Loss of control is seen often in middle-aged cancer patients perhaps because they’re also losing the grip on youthfulness in society that overvalues it. Another reason may be because many women never outgrow negative body image.

In a study of around 1,900 women aged 50 and above, 80 percent said their body shape and weight affected their self-esteem. Over 35 percent said they had spent a significant portion of their time trying to lose weight in the last five years. Under the chaos of fighting cancer, patients can regain command or rather, the allusion of it, with an eating disorder. Mainly the driving force for this phenomenon is that when they can’t manage the cancer, they can at least control the food they eat.

Hiding An Eating Disorder When Going Through Chemotherapy

It’s easier to hide an eating disorder when a patient is going through treatment because certain therapies are known to cause nausea and loss of appetite. They can cloak purging and restriction with cancer’s side effects.

In fact, it is common for patients to fight cancer with special diets, as a substitute or an adjunct treatment for the illness. Naturopathic holistic diets, from juicing to veganism, could possibly look like disordered eating.

Losing weight can trigger past struggles with eating disorders. Meanwhile, cancer therapies may eventually result in weight gain. Patients may take this opportunity to use disordered eating to offset the gain.

Working Towards Recovery

Nearly eight million Americans are diagnosed with an eating disorder. These cases are mostly treatable, and anyone can relearn healthy eating habits and ways to cope. Overcoming an eating disorder while getting treated for cancer may take months, and in some cases, years. But with the help of your healthcare team, you can successfully focus on both your cancer therapy and eating disorder recovery, so you can return to the best health possible.
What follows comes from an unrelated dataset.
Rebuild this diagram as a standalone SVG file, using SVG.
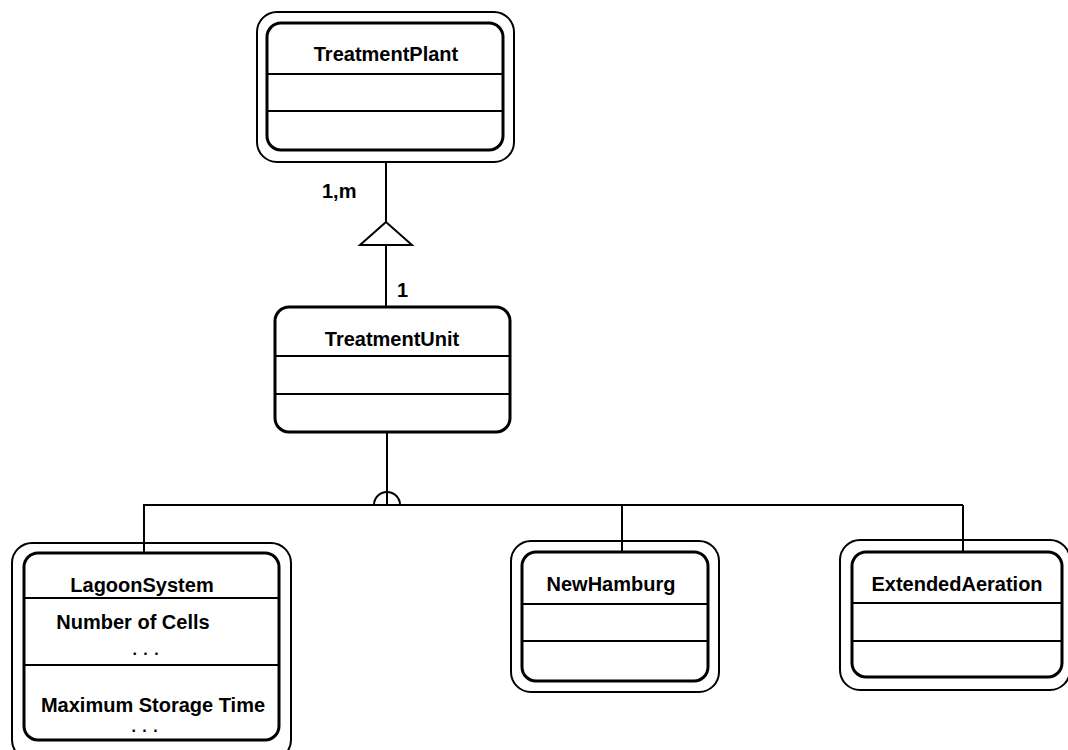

  • Nutritional Counseling – You will likely have an oncology dietician in your cancer care team. He or she is trained to help people with cancer to achieve a healthier weight and combat the side effects of treatment through proper nutrition. Your dietician will assess your condition and unique needs before providing any advice. Among other possible solutions, you may have to eat more in the morning than in the evening or eat several small meals throughout the day.
  • Appetite Stimulants – When nutrition counseling is not enough to suppress unhealthy eating behaviors, medication can further assist. An appetite stimulant may pique the interest of a patient with anorexia for certain foods, even if the cancer treatment causes side effects like nausea.
  • Medical Nutrition Therapy – For extreme cases where the patient is already suffering from malnourishment, medical nutrition therapy using parenteral or enteral nutrition is necessary. Your doctor may prescribe liquid dietary supplements to help your body get the nutrition that it needs. The doctor may also advise for certain interventions, like a feeding tube, if the patient is in danger of malnourishment.

There are many challenges to overcome when fighting cancer and an eating disorder at the same time. They can take their toll on your mental health, but it’s important to remember that you have a medical team that is always willing to help and get you through this tough situation. With their aid, you can achieve your health goals while keeping your overall well-being. If you are struggling with an eating problem, do not hesitate to discuss it with your doctor. This conversation is your first step to recovery.